Many tens of thousands of medical research papers are published every year in a dynamic field where knowledge is constantly evolving. While hospitals often make their own compilation of relevant research, it is not immediately available and can be in a lengthy, unsearchable form. Meanwhile, some medical directives based on research don't ever reach their intended audience. 

“With UpSim​ [Simulate], doctors receive scientific updates in a direct, fast and efficient way,” Sequeira said. He compares Simulate to “a personal trainer” but not as a substitute for professional intervention. 

As well as direct training, the SaaS allows physicians to discuss different treatments and share their insights through the platform or via in-person sessions that UpHill also organizes as a separate product offer. The software uses AI to analyze performance based on the number of correct actions taken and the quality of the case registration process, including mentions of keywords and the ratio between necessary and unnecessary actions selected. 

In February 2020, UpHill launched a new product called Notation, a tool allowing healthcare professionals to set up their own clinical protocols in a standardized and simple manner. Until then, there had been no standardization how of clinical protocols were put into action nor any set location for their storage and consultation. 

Hospital partnerships

The founding team had its beginnings at Beira Interior University in Covilhã, where Sequeira was pursuing his PhD in Medicine. There, he met Patrão who was working as executive coordinator of the Clinical Skills Lab and who had also completed a doctorate. Besides his co-founder role, Patrão works as a physician in internal medicine in the city of Viseu's intensive care unit. 

The pair got together with Freire, the only co-founder now working full-time at UpHill, who was studying for his master's in Medicine at Lisbon's NOVA Medical School, where he is still an invited assistant. The trio started to devise their software while still studying and were helped by €80,000 in prize money from winning Portugal's 2016 Young Entrepreneur award from the National Association of Young Entrepreneurs. The name UpHill was selected because of the struggle faced by medical practitioners in keeping up to speed in the field.

Simulate's development continued at Beira Interior University, where the team was supported in patenting the software and where they made presentations to medical groups, resulting in today's client base. The private sector was more receptive because of its faster purchasing process, while Beira Interior University currently uses the software to test its students. 

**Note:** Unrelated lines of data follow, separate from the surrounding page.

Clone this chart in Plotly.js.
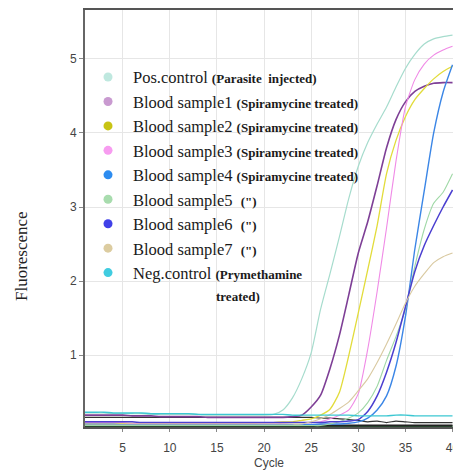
<!DOCTYPE html>
<html>
<head>
<meta charset="utf-8">
<script src="https://cdn.plot.ly/plotly-3.0.1.min.js"></script>
<style>html,body{margin:0;padding:0;background:#fff;overflow:hidden}#chart{width:453px;height:470px}</style>
</head>
<body>
<div id="chart"></div>
<script>
// ---- data (cycles 1..40) ----
const cycles = [1,2,3,4,5,6,7,8,9,10,11,12,13,14,15,16,17,18,19,20,21,22,23,24,25,26,27,28,29,30,31,32,33,34,35,36,37,38,39,40];
const xTicks = [5,10,15,20,25,30,35,40];
const yTicks = [1,2,3,4,5];

const posControl = [0.22,0.22,0.22,0.21,0.21,0.21,0.21,0.2,0.2,0.2,0.2,0.2,0.2,0.19,0.19,0.19,0.19,0.19,0.19,0.19,0.2,
  0.26,0.42,0.68,1.03,1.62,2.1,2.6,3.12,3.55,3.87,4.12,4.35,4.62,4.87,5.06,5.2,5.27,5.3,5.32];
const sample1 = [0.19,0.19,0.19,0.19,0.19,0.18,0.18,0.18,0.17,0.17,0.17,0.17,0.17,0.16,0.16,0.16,0.16,0.16,0.16,0.16,0.16,0.16,0.17,
  0.19,0.3,0.46,0.82,1.27,1.82,2.38,2.8,3.29,3.8,4.18,4.42,4.56,4.63,4.67,4.68,4.68];
const sample2 = [0.08,0.08,0.08,0.08,0.08,0.08,0.08,0.08,0.08,0.08,0.08,0.08,0.08,0.08,0.08,0.08,0.08,0.08,0.08,0.09,0.09,0.1,
  0.1,0.12,0.14,0.19,0.27,0.5,1.0,1.57,2.15,2.75,3.45,3.9,4.22,4.45,4.6,4.73,4.83,4.9];
const sample3 = [0.09,0.09,0.09,0.09,0.09,0.08,0.08,0.08,0.08,0.08,0.08,0.08,0.08,0.08,0.08,0.08,0.08,0.08,0.08,0.08,0.08,0.08,0.09,0.09,0.09,
  0.1,0.14,0.19,0.26,0.48,1.08,1.86,2.72,3.62,4.35,4.72,4.93,5.05,5.12,5.17];
const sample4 = [0.07,0.07,0.07,0.07,0.06,0.06,0.06,0.06,0.06,0.06,0.06,0.06,0.06,0.06,0.06,0.06,0.06,0.06,0.06,0.06,0.06,0.06,0.06,0.06,0.06,0.07,0.07,0.07,
  0.08,0.1,0.15,0.26,0.45,0.85,1.52,2.43,3.22,4.0,4.55,4.92];
const sample5 = [0.05,0.05,0.05,0.05,0.05,0.05,0.05,0.05,0.05,0.05,0.05,0.05,0.05,0.05,0.05,0.05,0.05,0.05,0.05,0.05,0.05,0.05,0.05,0.05,0.05,0.05,0.07,
  0.1,0.15,0.22,0.36,0.58,0.93,1.25,1.62,2.2,2.7,3.05,3.2,3.45];
const sample6 = [0.1,0.1,0.1,0.1,0.1,0.1,0.09,0.09,0.09,0.09,0.09,0.09,0.09,0.09,0.09,0.09,0.09,0.09,0.09,0.09,0.09,0.09,0.09,0.09,0.09,0.09,0.1,0.1,0.11,
  0.13,0.24,0.45,0.77,1.17,1.65,2.13,2.48,2.75,3.0,3.23];
const sample7 = [0.07,0.07,0.07,0.07,0.07,0.07,0.07,0.07,0.07,0.07,0.07,0.07,0.07,0.07,0.07,0.07,0.07,0.07,0.07,0.07,0.07,0.07,0.07,0.07,
  0.1,0.14,0.2,0.28,0.37,0.52,0.68,0.9,1.15,1.42,1.7,1.93,2.1,2.25,2.33,2.38];
const negControl = [0.23,0.23,0.23,0.22,0.22,0.22,0.22,0.21,0.21,0.21,0.21,0.21,0.2,0.2,0.2,0.2,0.2,0.2,0.2,0.2,0.2,0.2,
  0.19,0.19,0.19,0.19,0.19,0.19,0.19,0.18,0.18,0.18,0.18,0.19,0.19,0.18,0.18,0.18,0.18,0.18];
// unlabelled baseline traces visible near the bottom
const baseGreen = [0.04,0.04,0.04,0.04,0.04,0.04,0.04,0.04,0.04,0.04,0.04,0.04,0.04,0.04,0.04,0.04,0.04,0.04,0.04,0.04,0.04,0.04,0.04,0.04,0.04,0.04,0.04,0.04,0.04,0.04,0.04,0.04,0.04,0.04,0.04,0.04,0.04,0.04,0.04,0.04];
const baseBlack = [0.05,0.05,0.05,0.05,0.05,0.05,0.05,0.05,0.05,0.05,0.05,0.05,0.05,0.05,0.05,0.05,0.05,0.05,0.05,0.05,0.05,0.05,0.05,0.05,0.05,0.05,0.05,0.05,0.05,0.05,0.05,0.05,0.05,0.05,0.05,0.05,0.05,0.05,0.05,0.05];
const wavyBlack = [0.16,0.16,0.16,0.16,0.16,0.16,0.16,0.16,0.16,0.16,0.16,0.16,0.16,0.16,0.16,0.16,0.16,0.16,0.16,0.16,0.16,0.16,0.16,0.16,0.16,
  0.15,0.15,0.14,0.13,0.12,0.1,0.11,0.09,0.11,0.1,0.09,0.09,0.09,0.09,0.09];

const seriesNames = [
  'Pos.control <b><span style="font-size:13px">(Parasite&nbsp; injected)</span></b>',
  'Blood sample1 <b><span style="font-size:13px">(Spiramycine treated)</span></b>',
  'Blood sample2 <b><span style="font-size:13px">(Spiramycine treated)</span></b>',
  'Blood sample3 <b><span style="font-size:13px">(Spiramycine treated)</span></b>',
  'Blood sample4 <b><span style="font-size:13px">(Spiramycine treated)</span></b>',
  'Blood sample5&nbsp; <b><span style="font-size:13px">(")</span></b>',
  'Blood sample6&nbsp; <b><span style="font-size:13px">(")</span></b>',
  'Blood sample7&nbsp; <b><span style="font-size:13px">(")</span></b>',
  'Neg.control <b><span style="font-size:13px">(Prymethamine</span></b>'
];
const seriesValues = [posControl, sample1, sample2, sample3, sample4, sample5, sample6, sample7, negControl];
const lineColors = ['#a6dccd','#7e3f96','#e2dc3a','#f08ae6','#3b86e6','#9fd8a6','#4b3fd0','#d9c9a0','#3cc7d2'];
const lineWidths = [1.2,1.6,1.3,1.1,1.4,1.1,1.5,1.1,1.4];
const markerColors = ['#bfe8df','#c99ad0','#c8c414','#f79cf0','#2d8cf0','#a8dcae','#4040e8','#dccca0','#40cce0'];

const traces = [];
[[baseGreen,'#2e6b3a',2],[baseBlack,'#222222',2],[wavyBlack,'#333333',1.2]].forEach(function(b){
  traces.push({x: cycles, y: b[0], type:'scatter', mode:'lines', showlegend:false, hoverinfo:'skip',
    line:{color:b[1], width:b[2], shape:'spline', smoothing:0.6}});
});
seriesValues.forEach(function(v,i){
  traces.push({x: cycles, y: v, type:'scatter', mode:'lines', showlegend:false,
    line:{color:lineColors[i], width:lineWidths[i], shape:'spline', smoothing:0.6}});
});
seriesNames.forEach(function(n,i){
  traces.push({x:[null], y:[null], type:'scatter', mode:'markers', name:n, showlegend:true,
    marker:{color:markerColors[i], size:9}});
});

const axisFont = {family:'Liberation Sans Narrow, Arial Narrow, Liberation Sans, Arial', size:12, color:'#444'};
const layout = {
  width:453, height:470,
  margin:{l:85, r:0, t:10, b:43, pad:0},
  paper_bgcolor:'#ffffff', plot_bgcolor:'#ffffff',
  showlegend:true,
  xaxis:{range:[1,40.05], tickvals:xTicks, ticktext:xTicks.map(String), showgrid:true, gridcolor:'#e6e6e6', gridwidth:1,
    zeroline:false, showline:true, mirror:true, linecolor:'#555', linewidth:2, ticks:'outside', ticklen:3, tickcolor:'#888',
    ticklabeloverflow:'allow', ticklabelstandoff:6,
    tickfont:axisFont, title:{text:'Cycle', font:axisFont, standoff:4}},
  yaxis:{range:[0.03,5.66], tickvals:yTicks, ticktext:yTicks.map(String), showgrid:true, gridcolor:'#e6e6e6', gridwidth:1,
    zeroline:false, showline:true, mirror:true, linecolor:'#666', linewidth:2, ticks:'outside', ticklen:4, tickcolor:'#888',
    tickfont:axisFont},
  legend:{x:-0.0054, y:0.8806, xanchor:'left', yanchor:'top', bgcolor:'rgba(0,0,0,0)', borderwidth:0,
    itemwidth:40, font:{family:'Liberation Serif, Times New Roman, serif', size:16.5, color:'#1a1a1a'}},
  annotations:[
    {text:'Fluorescence', xref:'paper', yref:'paper', x:-0.1739, y:0.41, xanchor:'center', yanchor:'middle', textangle:-90,
      showarrow:false, font:{family:'Liberation Serif, Times New Roman, serif', size:17, color:'#222'}},
    {text:'<b>treated)</b>', xref:'paper', yref:'paper', x:0.3505, y:0.3118, xanchor:'left', yanchor:'middle',
      showarrow:false, font:{family:'Liberation Serif, Times New Roman, serif', size:13, color:'#1a1a1a'}}
  ]
};
Plotly.newPlot('chart', traces, layout, {displayModeBar:false, staticPlot:true});
</script>
</body>
</html>
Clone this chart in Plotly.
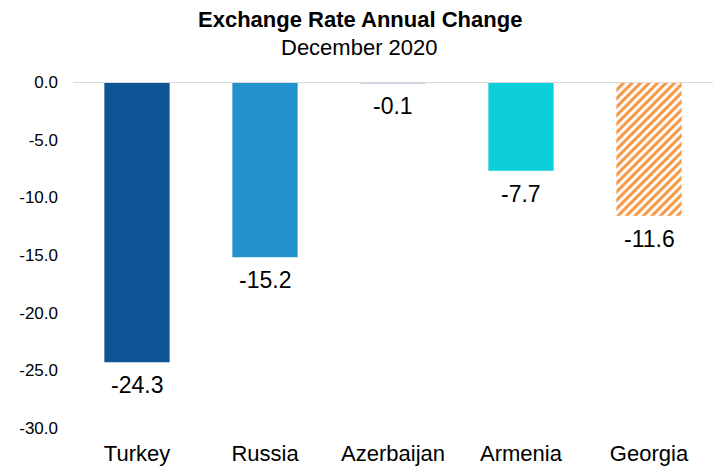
import plotly.graph_objects as go

countries = ["Turkey", "Russia", "Azerbaijan", "Armenia", "Georgia"]
changes = [-24.3, -15.2, -0.1, -7.7, -11.6]
bar_colors = ["#0d5495", "#2192cc", "#c5d3e8", "#0ccfd9", "#f7963f"]
hatched = [False, False, False, False, True]
y_ticks = [0, -5, -10, -15, -20, -25, -30]
y_tick_labels = ["0.0", "-5.0", "-10.0", "-15.0", "-20.0", "-25.0", "-30.0"]
title = "Exchange Rate Annual Change"
subtitle = "December 2020"

solid = [i for i, h in enumerate(hatched) if not h]
striped = [i for i, h in enumerate(hatched) if h]

fig = go.Figure()
fig.add_trace(go.Bar(
    x=[countries[i] for i in solid],
    y=[changes[i] for i in solid],
    width=0.51,
    marker=dict(color=[bar_colors[i] for i in solid], line=dict(width=0)),
))
fig.add_trace(go.Bar(
    x=[countries[i] for i in striped],
    y=[changes[i] for i in striped],
    width=0.51,
    marker=dict(
        color="white",
        line=dict(width=0),
        pattern=dict(shape="/", fgcolor=bar_colors[4], bgcolor="white",
                     size=6, solidity=0.5, fillmode="replace"),
    ),
))

# value labels below each bar end
for c, v in zip(countries, changes):
    fig.add_annotation(x=c, y=v, text=f"{v:.1f}", showarrow=False,
                       yanchor="top", yshift=-8,
                       font=dict(family="Liberation Sans, Arial", size=23, color="black"))

# title + subtitle, centred on the page rather than the plot area
fig.add_annotation(xref="paper", yref="paper", x=0.448, y=1.182, text=f"<b>{title}</b>",
                   showarrow=False, xanchor="center", yanchor="middle",
                   font=dict(family="Liberation Sans, Arial", size=22, color="black"))
fig.add_annotation(xref="paper", yref="paper", x=0.448, y=1.101, text=subtitle,
                   showarrow=False, xanchor="center", yanchor="middle",
                   font=dict(family="Liberation Sans, Arial", size=22, color="black"))

fig.add_shape(type="line", xref="paper", yref="y", x0=0, x1=1, y0=0, y1=0,
              line=dict(color="#d9d9d9", width=2), layer="above")

fig.update_layout(
    width=723, height=474,
    margin=dict(l=65, r=18, t=74, b=54),
    plot_bgcolor="white", paper_bgcolor="white",
    showlegend=False,
    barmode="overlay",
    font=dict(family="Liberation Sans, Arial", color="black"),
    xaxis=dict(showgrid=False, showline=False, ticks="",
               categoryorder="array", categoryarray=countries,
               tickfont=dict(size=22), ticklabelstandoff=10),
    yaxis=dict(range=[-30, 0], tickvals=y_ticks, ticktext=y_tick_labels,
               showgrid=False, zeroline=False, showline=False,
               tickfont=dict(size=17), ticklabelstandoff=14),
)

fig.write_html("out.html")
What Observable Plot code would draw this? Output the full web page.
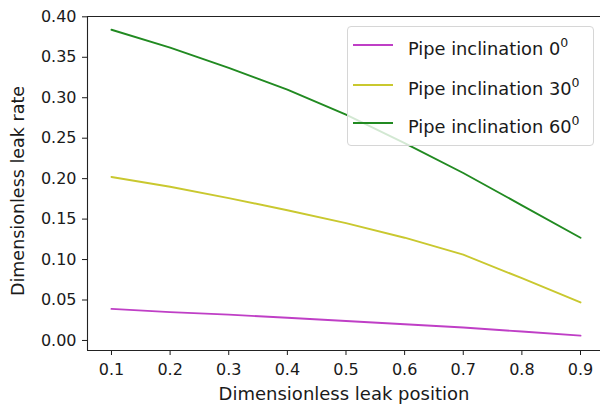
<!DOCTYPE html>
<html>
<head>
<meta charset="utf-8">
<script src="https://cdn.jsdelivr.net/npm/d3@7"></script>
<script src="https://cdn.jsdelivr.net/npm/@observablehq/plot@0.6"></script>
<style>
  html, body { margin: 0; padding: 0; background: #fff; }
  #wrap { position: relative; width: 600px; height: 407px; font-family: "DejaVu Sans", sans-serif; color: #1a1a1a; }
  #legend { position: absolute; left: 347px; top: 26px; width: 247px; height: 120px; box-sizing: border-box;
            border: 1px solid #d6d6d6; border-radius: 4px; background: rgba(255,255,255,0.8); }
  .row { position: absolute; left: 0; height: 20px; }
  .sw { position: absolute; left: 5px; width: 40px; height: 2px; top: 9px; }
  .lab { position: absolute; left: 60px; top: -1px; font-size: 17.8px; line-height: 20px; white-space: nowrap; }
  .lab sup { font-size: 12.5px; position: relative; top: -1px; }
  .xtitle { position: absolute; left: 344px; top: 384px; transform: translateX(-50%); font-size: 18px; line-height: 20px; white-space: nowrap; }
  .ytitle { position: absolute; left: 18px; top: 191px; transform: translate(-50%, -50%) rotate(-90deg); font-size: 17.5px; line-height: 20px; white-space: nowrap; }
</style>
</head>
<body>
<div id="wrap"></div>
<script>
const positions = [0.1, 0.2, 0.3, 0.4, 0.5, 0.6, 0.7, 0.8, 0.9];
const rate0  = [0.039, 0.035, 0.032, 0.028, 0.024, 0.020, 0.016, 0.011, 0.006];
const rate30 = [0.202, 0.190, 0.176, 0.161, 0.145, 0.127, 0.106, 0.077, 0.047];
const rate60 = [0.384, 0.362, 0.337, 0.310, 0.279, 0.244, 0.207, 0.167, 0.127];
const seriesNames = ["Pipe inclination 0", "Pipe inclination 30", "Pipe inclination 60"];
const seriesColors = ["#bf3fc6", "#c9c82f", "#218a21"];
const xTicks = [0.1, 0.2, 0.3, 0.4, 0.5, 0.6, 0.7, 0.8, 0.9];
const yTicks = [0.00, 0.05, 0.10, 0.15, 0.20, 0.25, 0.30, 0.35, 0.40];
const xTitle = "Dimensionless leak position";
const yTitle = "Dimensionless leak rate";
const xDomain = [0.0591, 0.9341];
const yDomain = [-0.0124, 0.4004];

const allRates = [rate0, rate30, rate60];
const data = [];
allRates.forEach((arr, s) => arr.forEach((v, i) => data.push({x: positions[i], y: v, s: seriesNames[s]})));

const chart = Plot.plot({
  width: 600,
  height: 407,
  marginLeft: 87,
  marginRight: 0,
  marginTop: 16,
  marginBottom: 57,
  style: { fontFamily: "DejaVu Sans, sans-serif", fontSize: "16px", color: "#1a1a1a", background: "#fff", overflow: "visible" },
  x: { domain: xDomain },
  y: { domain: yDomain },
  color: { domain: seriesNames, range: seriesColors },
  marks: [
    Plot.axisX({ ticks: xTicks, tickFormat: d => d.toFixed(1), tickSize: 5, tickPadding: 8, label: null, fontSize: 16 }),
    Plot.axisY({ ticks: yTicks, tickFormat: d => d.toFixed(2), tickSize: 5, tickPadding: 6, label: null, fontSize: 16 }),
    Plot.line(data, { x: "x", y: "y", z: "s", stroke: "s", strokeWidth: 1.9 }),
    Plot.ruleX([xDomain[0]], { stroke: "#222", strokeWidth: 1.1 }),
    Plot.ruleY([yDomain[0], yDomain[1]], { stroke: "#222", strokeWidth: 1.1 })
  ]
});

const wrap = document.getElementById("wrap");
wrap.appendChild(chart);

const xt = document.createElement("div");
xt.className = "xtitle";
xt.textContent = xTitle;
wrap.appendChild(xt);
const yt = document.createElement("div");
yt.className = "ytitle";
yt.textContent = yTitle;
wrap.appendChild(yt);

const legend = document.createElement("div");
legend.id = "legend";
const supVals = ["0", "0", "0"];
const rowTops = [8, 48, 86];
seriesNames.forEach((name, i) => {
  const row = document.createElement("div");
  row.className = "row";
  row.style.top = rowTops[i] + "px";
  const sw = document.createElement("div");
  sw.className = "sw";
  sw.style.background = seriesColors[i];
  const lab = document.createElement("div");
  lab.className = "lab";
  lab.innerHTML = name + "<sup>" + supVals[i] + "</sup>";
  row.appendChild(sw);
  row.appendChild(lab);
  legend.appendChild(row);
});
wrap.appendChild(legend);
</script>
</body>
</html>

The startup has quickly built up a decent customer base since the launch of its software in 2016. It started with local private healthcare groups, including Lisbon's Hospital da Luz whose parent company Luz Saúde led UpHill's 2019 seed round, and the José de Mello Saúde group, which operates under the CUF brand. The startup raised €600,000 in seed funding with the participation of Caixa Capital and Bynd, formerly known as Busy Angels.

UpHill moved to Lisbon in 2018 and now has approximately 100,000 registered users in Portugal, with 11 full-time staff as well as 70 collaborators who mainly update the research and simulations. It is also available in the Netherlands, Greece, Sweden and Norway through its partnership with Novartis. Its future expansion plans include entering the UK imminently as well as Germany, France and Spain. Planned entry into the latter market in 2019 was scrapped due to a need to provide Spanish-language content.